Now onto the development bit.

Pros:

  • We implemented everything we set out to do. Everything works. Hurrah!
  • I’m pretty happy with the graphic style (even if I say so myself) and the soundtrack turned out well.
  • Using Unity worked out well and made things easier.

Cons:

  • We didn’t have enough time to balance the gameplay properly. As a result, it’s too easy. Until the city appears, and then it’s kind of too hard. It’s pretty difficult to actually lose all the ships before your own ship gets destroyed.
  • I think the BFXR sounds do the game a disservice and don’t gel with the soundtrack. That’s the nature of time limits though, and good quality sound effects aren’t really the highest priority.
  • We didn’t get chance to give the lost cities ridiculous HP Lovecraft style names. “The Lost City of G’sathothogh Is Rising!”

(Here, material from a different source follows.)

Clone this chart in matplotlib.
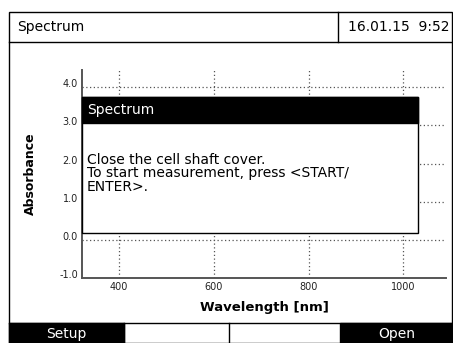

Overall I’m pretty happy with how it turned out, although after judging I’d like to do a version 2 with better gameplay.  We’ll see!

Clicky here to play and vote.  Go on.  Play and vote.  DO IT NOW.

They Lurk Beneath

Posted by
Saturday, April 26th, 2014 10:46 am

Hello chaps and chapettes!  We are…

negadrive-small

Hot on the heels of our mega smash hit quadruple-A game of the millenium success last August, Dekasektor, we are back again!  We are doing a watery version of Defender, with boats and sea monsters, called They Lurk Beneath.

There are two of us working on the project, Rich (graphics and sound and artsy fartsy stuff, also is me) and Matt (all the actually clever techy stuff).   We are using Unity for the game itself, Photoshop and Flash for the graphics, and presumably FL Studio/Audacity/BFXR for the sounds.

Here are some sprites:

spritemockup

Deka Sektor Submitted

Posted by
Monday, August 26th, 2013 3:50 pm

Huzzah!  We (Nega Drive) have finished our game for the Jam compo.  Feels good, man.

justthetitle

Windows XNA VersionWeb JSIL Version | Ludum Dare entry

A stylistic twin stick shooter where you have 10 seconds.  Except not really, because killing enemies adds time to the counter, and getting hit takes time away.  How long can you last?  Probably longer than me, I’m bad at games.

Use WASD to move the ship around, use mouse to aim and fire.

Tools used:

  • Visual Studio 2010
  • JSIL
  • Adobe Flash
  • Adobe Photoshop
  • FL Studio
  • BFXR

To sum up, this has been an interesting experience.  Nothing gets those creative juices flowing quite like an ever-approaching deadline.  There were two of us making it, me (Rich) on the graphics and music, and Matt on the coding.  This isn’t our first project together but it is probably the most intensive.  The whole thing has gone shockingly smoothly though, and the final product is pretty much what we had in mind.  There were only a couple of negative points really.  We couldn’t get 360 controller support in, and the collision system isn’t very accurate, so there are no player ship/enemy ship collisions.  Other than that though, it’s turned out pretty decently I’d say.  I hope you agree!  AGREE NOW.  plz.

Seriously though any feedback is appreciated.

– Rich, NEGA DRIVE GAMES PRODUCTIONS STUDIOS MEGACORPORATION INC. LTD.

Deka Sektor

Posted by
Saturday, August 24th, 2013 9:00 am

Hi, figured I should do a blog post saying we’re actually doing something.

We are:

negadrive-small

which currently consists of…

  • Rich (that’s me!) making the graphics and sound.
  • Matt, who is doing all the clever programmery type bits.

We are taking part in the jam, making a game called Deka Sektor.  It’s a twin stick shooter (lame I know, but its our first go) where you have a 10 second time limit – except killing enemies will add a little more time, and getting hit yourself will take time away.